Deterministic Protection is the only approach that eradicates even the most dangerous threats—known and unknown—in real-time before they can cause any harm.

This breakthrough completely disrupts conventional security approaches – by fully mapping and understanding what your software is predetermined to do and immediately stopping what it is not. Deterministic Protection can stop the attacks that bypass conventional tools, blocking adversaries before they can exploit a software vulnerability to gain a foothold, so they never have a chance to install malware or exfiltrate data.

This unique approach gives organisations full protection, whether applications sit on-premises or in container, cloud, or hybrid environments, giving them full control over when they decide to patch or update their software. No more tedious tail-chasing!

So why are businesses still investing in traditional security tools that don't function effectively?

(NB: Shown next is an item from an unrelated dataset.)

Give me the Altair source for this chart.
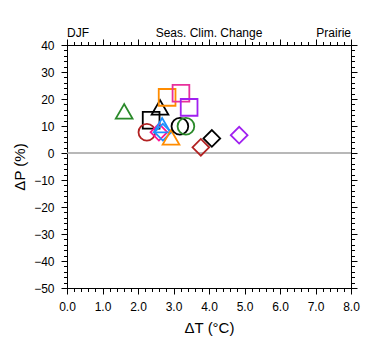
import altair as alt
import pandas as pd

# ---- data ----
dT = [1.61, 2.37, 2.62, 2.82, 3.21, 3.44, 2.25, 2.59, 2.68, 2.70, 2.93, 3.18, 3.35, 3.77, 4.08, 4.85]
dP = [15.4, 12.1, 16.9, 20.6, 22.1, 16.9, 7.7, 7.7, 10.3, 7.7, 5.8, 9.9, 9.9, 2.1, 5.4, 6.6]
shapes = ["triangle-up", "square", "triangle-up", "square", "square", "square",
          "circle", "diamond", "triangle-up", "diamond", "triangle-up", "circle",
          "circle", "diamond", "diamond", "diamond"]
colors = ["#2a8a2a", "#000000", "#000000", "#ff8c00", "#e8309c", "#a020f0",
          "#b22222", "#ff1493", "#1e90ff", "#1e90ff", "#ff8c00", "#000000",
          "#2a8a2a", "#b22222", "#000000", "#a020f0"]

x_major = [0, 1, 2, 3, 4, 5, 6, 7, 8]
x_minor = [round(i * 0.2, 1) for i in range(41)]
y_major = list(range(-50, 41, 10))
y_minor = list(range(-50, 41, 2))

df = pd.DataFrame({"dT": dT, "dP": dP, "shape": shapes, "color": colors})

FONT = "Liberation Sans"
xs = alt.Scale(domain=[0, 8], nice=False, zero=False)
ys = alt.Scale(domain=[-50, 40], nice=False, zero=False)

def ax(orient, values, size, labels=False, title=None, fmt=None, domain=True, **kw):
    args = dict(orient=orient, values=values, tickSize=size, labels=labels,
                grid=False, domain=domain, domainColor="black", tickColor="black",
                tickWidth=1, domainWidth=1, title=title, labelFlush=False,
                labelOverlap=False)
    if fmt:
        args["format"] = fmt
    args.update(kw)
    return alt.Axis(**args)

base = alt.Chart(df)

points = base.mark_point(filled=False, strokeWidth=1.8, size=280, opacity=1).encode(
    x=alt.X("dT:Q", scale=xs,
            axis=ax("bottom", x_major, 6, labels=True, title="ΔT (°C)", fmt=".1f",
                    labelFont=FONT, labelFontSize=12, labelColor="black", labelPadding=7,
                    titleFont=FONT, titleFontSize=15, titleFontWeight="normal",
                    titleColor="black", titlePadding=8)),
    y=alt.Y("dP:Q", scale=ys,
            axis=ax("left", y_major, 6, labels=True, title="ΔP (%)", fmt="d",
                    labelFont=FONT, labelFontSize=12, labelColor="black", labelPadding=7,
                    titleFont=FONT, titleFontSize=15, titleFontWeight="normal",
                    titleColor="black", titlePadding=6)),
    shape=alt.Shape("shape:N", scale=None, legend=None),
    stroke=alt.Stroke("color:N", scale=None, legend=None),
)

zero = alt.Chart(alt.Data(values=[{"z": 0}])).mark_rule(color="#a0a0a0", strokeWidth=1.5).encode(
    y=alt.Y("z:Q", scale=ys, axis=None)
)

top_right = base.mark_point(opacity=0).encode(
    x=alt.X("dT:Q", scale=xs, axis=ax("top", x_major, 6)),
    y=alt.Y("dP:Q", scale=ys, axis=ax("right", y_major, 6)),
)
minor_bl = base.mark_point(opacity=0).encode(
    x=alt.X("dT:Q", scale=xs, axis=ax("bottom", x_minor, 3.5, domain=False)),
    y=alt.Y("dP:Q", scale=ys, axis=ax("left", y_minor, 3.5, domain=False)),
)
minor_tr = base.mark_point(opacity=0).encode(
    x=alt.X("dT:Q", scale=xs, axis=ax("top", x_minor, 3.5, domain=False)),
    y=alt.Y("dP:Q", scale=ys, axis=ax("right", y_minor, 3.5, domain=False)),
)

one = alt.Data(values=[{"a": 1}])
t_left = alt.Chart(one).mark_text(font=FONT, fontSize=12, align="left", baseline="alphabetic", color="black").encode(
    x=alt.value(0), y=alt.value(-8), text=alt.value("DJF"))
t_mid = alt.Chart(one).mark_text(font=FONT, fontSize=12, align="center", baseline="alphabetic", color="black").encode(
    x=alt.value(142), y=alt.value(-8), text=alt.value("Seas. Clim. Change"))
t_right = alt.Chart(one).mark_text(font=FONT, fontSize=12, align="right", baseline="alphabetic", color="black").encode(
    x=alt.value(284), y=alt.value(-8), text=alt.value("Prairie"))

chart = alt.layer(
    zero, minor_bl, minor_tr, top_right, points, t_left, t_mid, t_right
).resolve_axis(x="independent", y="independent").properties(
    width=284, height=243,
    autosize=alt.AutoSizeParams(type="none"),
    padding={"left": 67, "top": 45, "right": 29, "bottom": 67},
    background="white",
).configure_view(stroke=None)

chart.save("out.html", embed_options={"renderer": "svg", "actions": False})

Why Deterministic Protection is the mindset shift the security industry needs

The security industry has reached an inflection point where the amount of money being spent on security is no longer actually offering better protection. Bad actors continue to innovate, and incremental response simply lacks the sophistication to keep up with this innovation.

Security practitioners are exhausted at the failed promise of 'protection' when many vendors merely offer alerts after an attack. As we can see from Log4j, PrintNightmare and other recent headline-making attacks, this approach is not working.

Today's cyber security needs a first principles way of thinking to solve the problem. We must move toward a deterministic approach to security.